In was für eine verdammte Scheiße bin ich hier nur hineingeraten?, fragte sich Jonathan atemlos. Sie rannten seit mehreren Minuten, so schnell es die Umstände zuließen, immer tiefer in den Wald hinein, weg vom Weg und vor allem: raus aus der Gefahrenzone. Weg von dem Irren, der sie von der Straße drängen wollte und der tatsächlich auf sie geschossen hatte. Jonathan konnte es immer noch nicht fassen.

Die spitzen Nadeln an den tiefhängenden Ästen peitschten durch sein Gesicht und die Widerhaken an den Dornen der Sträucher, die überall hier wuchsen, rissen an seinen Jeans wie kleine, klebrige Finger. Aber es zählte einzig, dass sie vorankamen.

Kurz darauf stürzte Kerry über eine hervorstehende Baumwurzel und landete auf dem Bauch, woraufhin sie einen spitzen Schrei ausstieß. Mehr vor Schreck als vor Schmerz, vermutete Jonathan. »Steh auf!« Er griff nach ihrem Oberarm und half ihr, hochzukommen. »Wir müssen weiter!«

»Warte, mein Knie«, bat sie, folgte ihm jedoch leicht humpelnd und rieb immer wieder mit der Hand über ihr Bein, während er sein Lauftempo etwas widerwillig dem ihren anpasste.

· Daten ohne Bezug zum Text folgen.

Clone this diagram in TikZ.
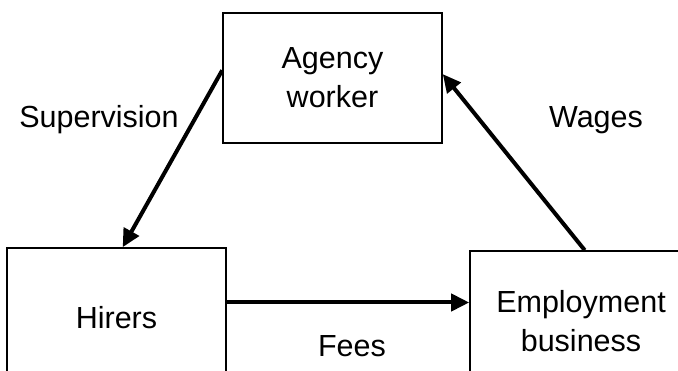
\documentclass[tikz,border=0pt]{standalone}
\usepackage{fontspec}
\setmainfont{Liberation Sans}
\usetikzlibrary{arrows.meta}

\begin{document}
\begin{tikzpicture}[x=1pt,y=-1pt]
\useasboundingbox (0,0) rectangle (678,371);
\clip (0,0) rectangle (678,371);
\begin{scope}[every node/.style={rectangle,draw,line width=1.6pt,align=center,
                                 font=\fontsize{30.5}{39}\selectfont}]
    \node [minimum width=219pt,minimum height=130pt] (agency) at (332.5,78) {Agency\\worker};
    \node [minimum width=219pt,minimum height=140pt] (hirers) at (116.5,318) {Hirers};
    \node [minimum width=222pt,minimum height=140pt] (employ) at (581,321) {Employment\\business};
\end{scope}
\begin{scope}[every node/.style={anchor=base,font=\fontsize{30.5}{39}\selectfont}]
    \node (superv) at (99,128) {Supervision};
    \node (wages) at (596,128) {Wages};
    \node (fees) at (352,357) {Fees};
\end{scope}
\begin{scope}[>={Triangle[length=18pt,width=17pt]},
              every path/.style={line width=4pt}]
    \draw [->] (agency.176) -- (hirers.85);
    \draw [->] (hirers.8) -- (hirers.8 -| employ.west);
    \draw [->] (employ.87) -- (agency.2);
\end{scope}
\end{tikzpicture}
\end{document}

»Beiß die Zähne zusammen, darum kümmern wir uns später«, sagte er und hoffte, dass sie wirklich einen sicheren Platz fänden.

Zwar konnte Kerry einigermaßen mit Jonathans reduziertem Tempo Schritt halten, doch er merkte zusehends, dass sie am Limit zu sein schien. Ihr Atem rasselte und sie schnaufte wie eine Dampflokomotive, ganz zu Schweigen vom gelegentlichen Wimmern aufgrund ihrer Schmerzen.

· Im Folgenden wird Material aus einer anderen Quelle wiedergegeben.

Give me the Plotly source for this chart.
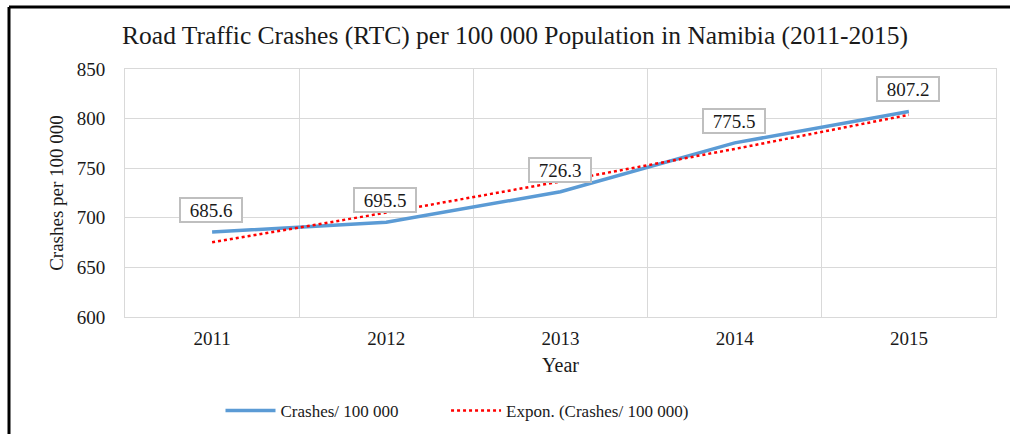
import plotly.graph_objects as go

years = ["2011", "2012", "2013", "2014", "2015"]
crashes = [685.6, 695.5, 726.3, 775.5, 807.2]
trend = [675.3, 705.2, 736.6, 769.4, 803.8]
labels = ["685.6", "695.5", "726.3", "775.5", "807.2"]

SERIF = "Liberation Serif, Times New Roman, serif"
INK = "#1a1a1a"
PAD = "\u00a0" * 10

fig = go.Figure()
fig.add_trace(go.Scatter(x=years, y=crashes, mode="lines", name="Crashes/ 100 000" + PAD,
                         line=dict(color="#5B9BD5", width=3.5)))
fig.add_trace(go.Scatter(x=years, y=trend, mode="lines", name="Expon. (Crashes/ 100 000)",
                         line=dict(color="#FF0000", width=2.5, dash="dot")))

annots = []
for i, (y, t) in enumerate(zip(crashes, labels)):
    annots.append(dict(xref="x", yref="y", x=i, y=y, text=t, showarrow=False, yshift=22, xshift=-1,
                       font=dict(family=SERIF, size=19, color=INK), width=58, height=20,
                       bgcolor="white", bordercolor="#BFBFBF", borderwidth=2, borderpad=1))

W, H = 1010, 434
L, R, T, B = 125, 14, 69, 117
pw, ph = W - L - R, H - T - B
def px(x): return (x - L) / pw
def py(y): return 1 - (y - T) / ph

shapes = [
    dict(type="line", xref="paper", yref="paper", x0=px(9), x1=px(1015), y0=py(7), y1=py(7),
         line=dict(color="black", width=3)),
    dict(type="line", xref="paper", yref="paper", x0=px(9), x1=px(9), y0=py(7), y1=py(440),
         line=dict(color="black", width=3)),
]

fig.update_layout(
    width=W, height=H,
    margin=dict(l=L, r=R, t=T, b=B, autoexpand=False),
    paper_bgcolor="white", plot_bgcolor="white",
    annotations=annots, shapes=shapes,
    title=dict(text="Road Traffic Crashes (RTC) per 100 000 Population in Namibia (2011-2015)",
               x=0.51, xanchor="center", y=1 - 35 / H, yanchor="middle",
               font=dict(family=SERIF, size=25.5, color=INK)),
    font=dict(family=SERIF, color=INK),
    showlegend=True,
    legend=dict(orientation="h", x=px(457), xanchor="center", y=py(411), yanchor="middle",
                font=dict(family=SERIF, size=17, color=INK), itemwidth=50),
    xaxis=dict(type="category", tickson="boundaries", range=[-0.5, 4.5], automargin=False,
               showgrid=True, gridcolor="#D9D9D9", gridwidth=1,
               showline=True, linecolor="#D9D9D9", mirror=True, ticks="",
               ticklabelstandoff=4,
               tickfont=dict(family=SERIF, size=19, color=INK),
               title=dict(text="Year", font=dict(family=SERIF, size=20, color=INK), standoff=10)),
    yaxis=dict(range=[600, 850], dtick=50, showgrid=True, gridcolor="#D9D9D9", gridwidth=1,
               showline=True, linecolor="#D9D9D9", mirror=True, ticks="", automargin=False,
               zeroline=False, ticklabelstandoff=15,
               tickfont=dict(family=SERIF, size=19, color=INK),
               title=dict(text="Crashes per 100 000", font=dict(family=SERIF, size=19, color=INK),
                          standoff=8)),
)

fig.write_html("out.html", config={"displayModeBar": False},
               post_script="document.body.style.margin='0';")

Da sie seit Beginn ihrer Flucht weder Scheinwerfer eines Autos noch Motorengeräusche wahrgenommen hatten, wagten sie es, kurz anzuhalten. Sie hatten mittlerweile den Waldrand erreicht. Vor ihnen ragten Felswände steil in die Höhe, davor verteilten sich zahllose Steine und Felsen verschiedener Größe. Hier und da fristete ein besonders robuster Baum oder Strauch, der es geschafft hatte, seine Wurzeln durch das Gestein zu schlagen, sein tristes Dasein.

Jonathans Augen suchten konzentriert den Fuß des Massivs und danach den Wald in der Richtung, aus der sie gekommen waren, nach verdächtigen Bewegungen ab. Alles schien ruhig zu sein. Außer dem Wind, der durch die Schneise aus Wald und Felsen pfiff, hörte er lediglich den einsamen Ruf einer Eule in der Ferne.

»Hier können wir kurz Pause machen«, sagte er zu Kerry. Dankbar zog sie sich an ihm vorbei und ließ sich auf einen Felsbrocken nieder, der die Höhe eines Barhockers hatte.

»Ich kann nicht mehr«, klagte sie. »Mein Knie ist im Eimer und ich bin total am Ende.«

»Lass mal sehen«, sagte er und hockte sich vor sie. Er spielte seit frühester Kindheit Football, daher kannte er sich mit der Behandlung von Sportverletzungen bestens aus. Oft genug war er selbst in den Händen von Physiotherapeuten gewesen, wenn sein Meniskus mal wieder Probleme machte oder seine Schulter schmerzte.

Kerry zog den Saum ihres Kleides bis zur Mitte ihres Oberschenkels hoch und zeigte auf eine Stelle oberhalb ihres rechten Knies.

»Da tut es weh.« Jonathan tastete vorsichtig um das Knie herum, ebenso ein paar Zentimeter unter- und oberhalb davon. Sie zuckte hin und wieder und sog zischend die Luft ein, als er auf die Kniescheibe drückte.

»Sorry. Beug und streck das Bein ein paarmal.« Sie tat, wie ihr geheißen.

»Ich bin zwar kein Fachmann, aber ich bin mir sicher, dass du nur eine Prellung hast. Von den Kratzern und Schürfwunden am Bein mal abgesehen.« Unter anderen Umständen hätte er sich gerne länger und intensiver damit befasst. Kerry hatte sehr schöne, wohlgeformte Beine und ihre Haut fühlte sich zart unter seinen Händen an. Aber im Moment ging es nicht um Spielereien, sondern darum, lebendig aus dieser Sache herauszukommen.

»Das beruhigt mich«, sagte sie und strich ihr Kleid wieder nach unten. »Was meinst du, ist er noch hinter uns her?«

Warum fragst du mich das?, dachte er. Der Irre hat es doch auf dich abgesehen.

»Ich denke, wir haben ihn abgeschüttelt. Jedenfalls kann ich weder was von ihm hören noch was sehen.